プーチン大統領 見定めたいアジア重視戦略

The Yomiuri Shimbun (May. 11, 2012)
Putin's diplomatic strategies require careful scrutiny
プーチン大統領 見定めたいアジア重視戦略(5月10日付・読売社説)

After an interval of four years, Vladimir Putin has returned to the post of Russian president. His new administration will have its hands full dealing with a stack of problems.

"We have strengthened our country and returned our dignity as a great nation," Putin said at his inauguration ceremony. Putin's message conveyed his intention to continue pursuing a strong Russia.

Many ears pricked up when Putin recently expressed a specific economic goal of becoming one of the world's top five economies in the near future.

However, to achieve this target, Russia will first need to break free from its excessive dependence on natural resources and develop its domestic industries, such as manufacturing, so that they are competitive in international markets. It is also vital that Russia introduce cutting-edge technologies.

Russia will not be able to obtain the trust of domestic and foreign investors without creating fair markets and an environment that attracts foreign investment.

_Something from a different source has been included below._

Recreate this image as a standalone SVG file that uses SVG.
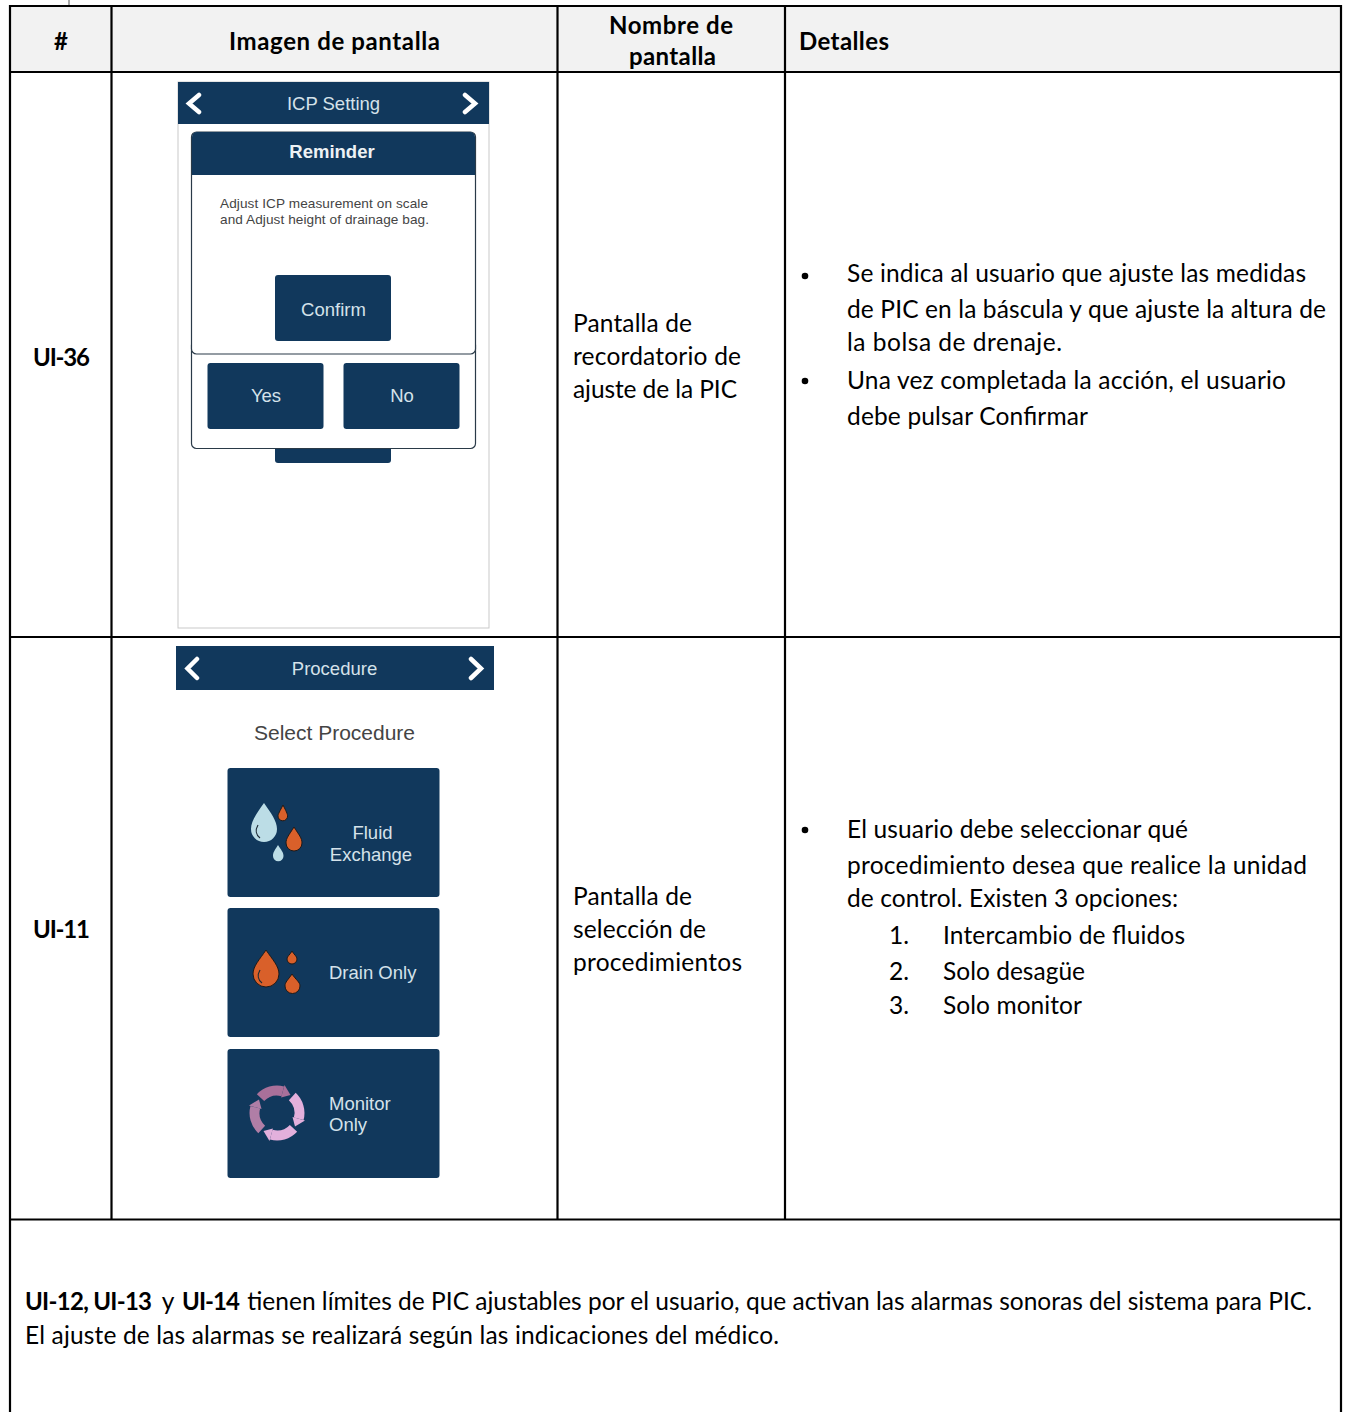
<svg xmlns="http://www.w3.org/2000/svg" width="1353" height="1412" viewBox="0 0 1353 1412">
<style>
text{font-family:Lato,"Liberation Sans",sans-serif;font-size:24.500px;fill:#000}
.b{font-weight:700;font-size:24px}
.u{font-family:"Liberation Sans",Arial,sans-serif;fill:#d5e2ea;font-size:18.500px}
.s{font-family:"Liberation Sans",Arial,sans-serif;fill:#444}
.n{fill:#11385c}
.g{stroke:#000;stroke-width:2.200;fill:none}
.o{fill:#fff;stroke:#2a3a48;stroke-width:1.200}
.c{fill:none;stroke:#fff;stroke-width:4.500;stroke-linecap:round}
.r{fill:#d9602a;stroke:#1d1a1a;stroke-width:1}
.l{fill:#bcdde6}
.h{fill:none;stroke:#1d2a35;stroke-width:1.200}
.a{fill:none;stroke-width:10}
</style>
<rect width="1353" height="1412" fill="#fff"/>
<g id="table">
<rect x="10" y="6" width="1331" height="66" fill="#f2f2f2"/>
<path d="M69 0V5" stroke="#aaa" stroke-width="2"/>
<path class="g" d="M9 6H1342M10 72H1341M10 637H1341M10 1219.500H1341M10 5V1412M1341 5V1412M111.500 5V1219M557.500 5V1219M785 5V1219"/>
</g>
<g id="header">
<text class="b" x="61" y="50" text-anchor="middle">#</text>
<text class="b" x="229" y="50" textLength="211">Imagen de pantalla</text>
<text class="b" x="609" y="34" textLength="124">Nombre de</text>
<text class="b" x="629" y="65" textLength="87">pantalla</text>
<text class="b" x="799" y="50" textLength="90">Detalles</text>
</g>
<g id="ui36">
<text class="b" x="33" y="366" textLength="57">UI-36</text>
<rect x="178" y="82" width="311" height="546" fill="#fff" stroke="#c9c9c9" stroke-width="1"/>
<rect class="n" x="178" y="82" width="311" height="42"/>
<path class="c" d="M199 95L189 103.500L199 112M465 95L475 103.500L465 112"/>
<text class="u" x="333.500" y="110" text-anchor="middle">ICP Setting</text>
<rect class="n" x="275" y="420" width="116" height="43" rx="3"/>
<rect class="o" x="191.500" y="340" width="284" height="108.500" rx="5"/>
<rect class="o" x="191.500" y="132" width="284" height="222" rx="5"/>
<path class="n" d="M197 132H470a5 5 0 0 1 5 5V175H192V137a5 5 0 0 1 5-5Z"/>
<text class="u" x="332" y="158" text-anchor="middle" style="font-weight:700;fill:#edf2f5">Reminder</text>
<text class="s" x="220" y="208" style="font-size:13.600px" textLength="208">Adjust ICP measurement on scale</text>
<text class="s" x="220" y="224" style="font-size:13.600px" textLength="209">and Adjust height of drainage bag.</text>
<rect class="n" x="275" y="275" width="116" height="66" rx="3"/>
<text class="u" x="333.500" y="316" text-anchor="middle">Confirm</text>
<rect class="n" x="207.500" y="363" width="116" height="66" rx="3"/>
<text class="u" x="266" y="402" text-anchor="middle">Yes</text>
<rect class="n" x="343.500" y="363" width="116" height="66" rx="3"/>
<text class="u" x="402" y="402" text-anchor="middle">No</text>
<text x="573" y="332" textLength="119">Pantalla de</text>
<text x="573" y="365" textLength="168">recordatorio de</text>
<text x="573" y="398" textLength="164">ajuste de la PIC</text>
<circle cx="805" cy="276" r="3.300"/>
<circle cx="805" cy="381" r="3.300"/>
<text x="847" y="282" textLength="459">Se indica al usuario que ajuste las medidas</text>
<text x="847" y="318" textLength="479">de PIC en la báscula y que ajuste la altura de</text>
<text x="847" y="351" textLength="215">la bolsa de drenaje.</text>
<text x="847" y="389" textLength="439">Una vez completada la acción, el usuario</text>
<text x="847" y="425" textLength="241">debe pulsar Confirmar</text>
</g>
<g id="ui11">
<text class="b" x="33" y="938" textLength="57">UI-11</text>
<rect class="n" x="176" y="646" width="318" height="44"/>
<path class="c" d="M197 659L187.500 668.500L197 678M471 659L481 668.500L471 678"/>
<text class="u" x="334.500" y="675" text-anchor="middle">Procedure</text>
<text class="s" x="334.500" y="740" text-anchor="middle" style="font-size:21px">Select Procedure</text>
<rect class="n" x="227.500" y="768" width="212" height="129" rx="3"/>
<rect class="n" x="227.500" y="908" width="212" height="129" rx="3"/>
<rect class="n" x="227.500" y="1049" width="212" height="129" rx="3"/>
<path class="l" d="M264 803C257 813 251 821 251 829A13 13 0 0 0 277 829C277 821 271 813 264 803Z"/>
<path class="h" d="M258 825C255 830 256 835 260 838"/>
<path class="r" d="M283 805C280 811 278 814 278 816A4.800 4.800 0 0 0 287.600 816C287.600 814 286 811 283 805Z"/>
<path class="r" d="M294 827C289 835 286 838 286 843A8 8 0 0 0 302 843C302 838 299 835 294 827Z"/>
<path class="l" d="M278 845C275 850 273 852 273 856A5 5 0 0 0 283.500 856C283.500 852 281 850 278 845Z"/>
<text class="u" x="372.500" y="839" text-anchor="middle">Fluid</text>
<text class="u" x="371" y="861" text-anchor="middle">Exchange</text>
<path class="r" d="M266 950C260 959 253 966 253 974A13 13 0 0 0 279 974C279 966 272 959 266 950Z"/>
<path class="h" d="M260 970C257 975 258 980 262 983"/>
<path class="r" d="M292 951C290 955 287 956 287 959A5 5 0 0 0 297 959C297 956 294 955 292 951Z"/>
<path class="r" d="M292 974C288 980 285 982 285 986A7.500 7.500 0 0 0 300 986C300 982 296 980 292 974Z"/>
<text class="u" x="329" y="979">Drain Only</text>
<path class="a" stroke="#a9709a" d="M260.500 1097.700A22.500 22.500 0 0 1 282.800 1091.300"/>
<path fill="#a9709a" d="M281.100 1097.500L284.500 1085L290.500 1095Z"/>
<path class="a" stroke="#e3b0dc" d="M292.300 1096.500A22.500 22.500 0 0 1 298.700 1118.800"/>
<path fill="#e3b0dc" d="M292.500 1117.100L305 1120.500L295 1126.500Z"/>
<path class="a" stroke="#e3b0dc" d="M293.500 1128.300A22.500 22.500 0 0 1 271.200 1134.700"/>
<path fill="#e3b0dc" d="M272.900 1128.500L269.500 1141L263.500 1131Z"/>
<path class="a" stroke="#b07ea6" d="M261.700 1129.500A22.500 22.500 0 0 1 255.300 1107.200"/>
<path fill="#b07ea6" d="M261.500 1108.900L249 1105.500L259 1099.500Z"/>
<text class="u" x="329" y="1110">Monitor</text>
<text class="u" x="329" y="1131">Only</text>
<text x="573" y="905" textLength="119">Pantalla de</text>
<text x="573" y="938" textLength="133">selección de</text>
<text x="573" y="971" textLength="169">procedimientos</text>
<circle cx="805" cy="830" r="3.300"/>
<text x="847" y="838" textLength="341">El usuario debe seleccionar qué</text>
<text x="847" y="874" textLength="460">procedimiento desea que realice la unidad</text>
<text x="847" y="907" textLength="331">de control. Existen 3 opciones:</text>
<text x="889" y="944">1.</text><text x="943" y="944" textLength="242">Intercambio de fluidos</text>
<text x="889" y="980">2.</text><text x="943" y="980" textLength="142">Solo desagüe</text>
<text x="889" y="1014">3.</text><text x="943" y="1014" textLength="139">Solo monitor</text>
</g>
<g id="note">
<text y="1310"><tspan class="b" x="25" textLength="127">UI-12, UI-13</tspan><tspan x="156"> y </tspan><tspan class="b" x="182" textLength="58">UI-14</tspan><tspan x="241" textLength="1071"> tienen límites de PIC ajustables por el usuario, que activan las alarmas sonoras del sistema para PIC.</tspan></text>
<text x="25" y="1344" textLength="754">El ajuste de las alarmas se realizará según las indicaciones del médico.</text>
</g>
</svg>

The new president urgently needs to eradicate the widespread corruption in his country and establish the rule of law. Putin was expected to tackle these issues when he first took office in 2000, but the problems remain unresolved.


Public discontent growing

The fact that thousands of people participated in a demonstration held on the eve of Putin's inauguration shows how frustrated many Russians are with the current state of affairs.

To obtain the backing of middle-class Russians seeking change, Putin will need to boldly reform the nation's political and administrative structures. In fact, this will be the only way Russia can achieve economic development.

In one of Putin's first presidential orders, he stated a policy of strengthening cooperation with the Asia-Pacific region.

He said Moscow plans to establish mutually beneficial, cooperative relationships with nations such as Japan, South Korea and Australia, and to deepen ties with China and India.

As long as Russia aspires to become a major economic power, it is unsurprising that the country is looking closely at the Asia-Pacific region, which has become a hub of the world's economic growth.

In September, an Asia-Pacific Economic Cooperation summit meeting will be held in Vladivostok. Russia will likely use this meeting as a stepping stone for strengthening economic cooperation with Asia-Pacific nations.


Don't forget northern territories

Russia has recently become increasingly important to Japan as a supplier of liquefied natural gas--a main fuel for thermal power plants. Strengthening bilateral economic cooperation in the energy field would benefit both countries.

However, we should not forget the issue of the Russian-held northern territories off Hokkaido. The Japan-Russia relationship soured during the administration of Putin's predecessor, Dmitry Medvedev. Moscow expressed hope for developing joint economic activities on the four islands, but never tried to move territorial talks forward.

In his third term, Putin will likely take a tough line on foreign policies due to his unstable political footing caused by domestic concerns. Japan should not expect too much on the development of territorial talks.

The Japanese government must rebuild its strategy vis-a-vis Russia after thoroughly examining Putin's diplomatic policies.